Chinese steel companies, suffering from chronic overcapacity, have reported expanded losses and shrinking profit margins in the first half of the year, adding to the difficulty for the new leadership to turn around the industry.

35 of 86 member companies of the China Iron & Steel Association (CISA), or over 40 percent, are running in the red, according to the CISA data released yesterday.

The key of the long-awaited restructuring of the industry, in the "hard winter", is to throttle back on production and reconcile supply and demand, said Zhang Changfu, Secretary General of the CISA.

Authorities, including the country's top economic planner and the price watchdog, are working on a solution to the "severe overcapacity problem" in the steel industry.
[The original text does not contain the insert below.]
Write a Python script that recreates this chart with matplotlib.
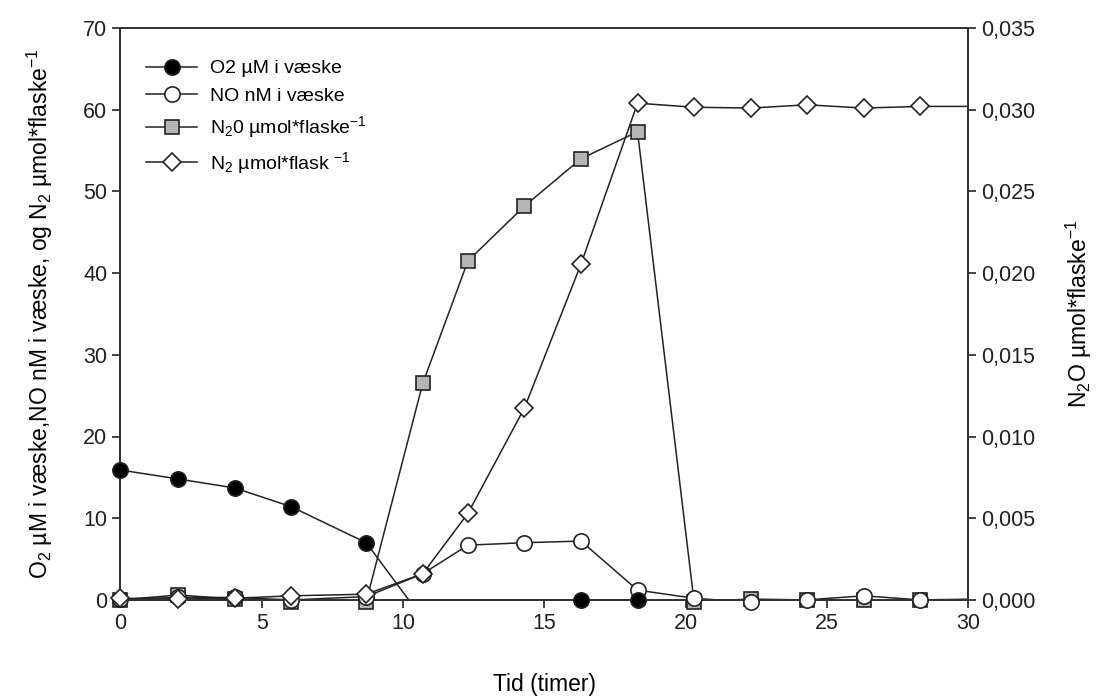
import numpy as np
import matplotlib
matplotlib.use("Agg")
import matplotlib.pyplot as plt
from matplotlib.ticker import FuncFormatter

plt.rcParams['font.family'] = ['Liberation Sans', 'DejaVu Sans']
plt.rcParams['mathtext.default'] = 'regular'

# time (hours); last point lies just past the axis end
tid = np.array([0, 2.05, 4.05, 6.05, 8.7, 10.7, 12.3, 14.3, 16.3, 18.3,
                20.3, 22.3, 24.3, 26.3, 28.3, 30.3])

o2 = np.array([15.9, 14.8, 13.7, 11.4, 7.0, -2.3, -1.5, -0.8, 0.0, 0.0,
               np.nan, np.nan, np.nan, np.nan, np.nan, np.nan])
no = np.array([0.1, 0.3, 0.3, 0.0, 0.4, 3.2, 6.7, 7.0, 7.2, 1.2,
               0.2, -0.3, 0.0, 0.5, 0.0, 0.1])
n2 = np.array([0.2, 0.1, 0.2, 0.5, 0.7, 3.2, 10.6, 23.5, 41.1, 60.8,
               60.3, 60.2, 60.6, 60.2, 60.4, 60.4])
n2o = np.array([0.0, 0.0003, 0.00005, -0.0001, -0.0001, 0.01325, 0.02075,
                0.0241, 0.0270, 0.02865, -0.0001, 0.00005, 0.0, 0.0, 0.0, 0.0])

lab_o2 = "O2 µM i væske"
lab_no = "NO nM i væske"
lab_n2o = "N$_2$0 µmol*flaske$^{-1}$"
lab_n2 = "N$_2$ µmol*flask $^{-1}$"

fig = plt.figure(figsize=(11.04, 7), dpi=100)
ax = fig.add_axes([0.109, 0.143, 0.768, 0.817])
ax2 = ax.twinx()
# left axis on top so diamonds sit over the squares
ax.set_zorder(ax2.get_zorder() + 1)
ax.patch.set_visible(False)

lc = '#222222'
lw = 1.1
vis = tid <= 30


def series(a, x, y, marker, face, ms, label):
    a.plot(x, y, '-', color=lc, lw=lw, clip_on=True, zorder=2)
    m = vis & ~np.isnan(y) & (y >= -0.0005 if a is ax2 else y >= -0.5)
    a.plot(x[m], y[m], ls='none', marker=marker, mfc=face, mec=lc, mew=1.2,
           ms=ms, clip_on=False, zorder=3)
    h, = a.plot([], [], '-', color=lc, lw=lw, marker=marker, mfc=face,
                mec=lc, mew=1.2, ms=ms, label=label)
    return h


h_n2o = series(ax2, tid, n2o, 's', '#b4b4b4', 10, lab_n2o)
h_no = series(ax, tid, no, 'o', 'white', 11, lab_no)
h_n2 = series(ax, tid, n2, 'D', 'white', 9, lab_n2)
h_o2 = series(ax, tid, o2, 'o', 'black', 11, lab_o2)

ax.set_xlim(0, 30)
ax.set_ylim(0, 70)
ax2.set_ylim(0, 0.035)
ax.set_xticks(np.arange(0, 31, 5))
ax.set_yticks(np.arange(0, 71, 10))
ax2.set_yticks(np.arange(0, 0.0351, 0.005))
ax2.yaxis.set_major_formatter(FuncFormatter(lambda v, p: f"{v:.3f}".replace('.', ',')))

for a in (ax, ax2):
    a.tick_params(direction='out', length=6, width=1.2, labelsize=15.5, colors='#222222')
    for s in a.spines.values():
        s.set_linewidth(1.3)
        s.set_color('#333333')

ax.set_xlabel("Tid (timer)", fontsize=16.5, labelpad=28)
ax.set_ylabel("O$_2$ µM i væske,NO nM i væske, og N$_2$ µmol*flaske$^{-1}$",
              fontsize=16.5, labelpad=20)
ax2.set_ylabel("N$_2$O µmol*flaske$^{-1}$", fontsize=16.5, labelpad=20)

ax.legend(handles=[h_o2, h_no, h_n2o, h_n2], loc='upper left',
          bbox_to_anchor=(0.01, 0.975), frameon=False, fontsize=14,
          handlelength=2.6, handletextpad=0.7, labelspacing=0.5)

fig.savefig("out.png", dpi=100)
A plan is in place and is expected to be published soon, Zhang added.

Profit-per-ton at CNY0.43

Aggregate profit of the 86 CLSA member companies was 2.3 billion yuan ($375 million) in the first six months, with a sales margin at only 0.13 percent, the CLSA said.

In June only, those companies posted a combined loss of 699 million yuan, representing the first monthly loss so far this year, it added.

The situation is equally dire for listed companies. Xinxing Ductile Iron Pipes (000778:Shenzhen) announced last week that its operating profit was down 47.81 percent from a year earlier despite a year-on-year gain of 7.47 percent in operating revenue. It attributed the decline to weak demand and lower prices.

Hangzhou Iron & Steel Co (600126:Shanghai) expected it could lose around 72 million yuan in net profit in the period, while Hunan Valin Steel Co Ltd (000932:Shenzhen) revised up its forecast for losses to 393 million yuan.

Chinese steel makers have been struggling to break even since the next half in 2011, the state-run Xinhua said. Deducting revenue from mining rights and investment, the steel industry as a whole has posted a loss for seven quarters.

Profit-per-ton slumped further to 0.43 yuan in the first half, Xinhua said, comparing it to the price of an ice lolly sold at at least 1 yuan each.

High leverage

Accompanied with the near-zero profit margin are high debt ratios for most steel makers in China. CLSA data showed that 86 steel makers in the first five months had over 3 trillion yuan of liabilities, with an average debt ratio of 69.5 percent. Among listed companies, a total of 18 companies reported a debt ratio of over 70 percent in the first quarter, with the average at 84.4 percent.

With tight money condition and extra high credit cost, these companies are unwilling to cut production even though most of them have excessive capabilities, said Qiu Yuecheng, an analyst with 96369.net, an online steel trading platform.

The companies have to sustain production to scoop up even a small profit to repay banks, adding to risks in the capital chains, Qiu added.

Policy underway

Plans to "resolve severe oversupply" in industries including steel are expected to be announced as soon as in the next half this year, according to Zhang. The new policies will make it harder for companies in industries with excess capacity to obtain land, funding or environmental certifications, Zhang said.

The Ministry of Industry of Information Technology will also publish a new list of companies, which it deems overcapacity, within the year. Last week, the industry ministry issued orders to more than 1,400 companies in 19 basic industries including steel, cooper and cement to cut excess production capacity-with plants idle by September, and closed down for good by the end of the year.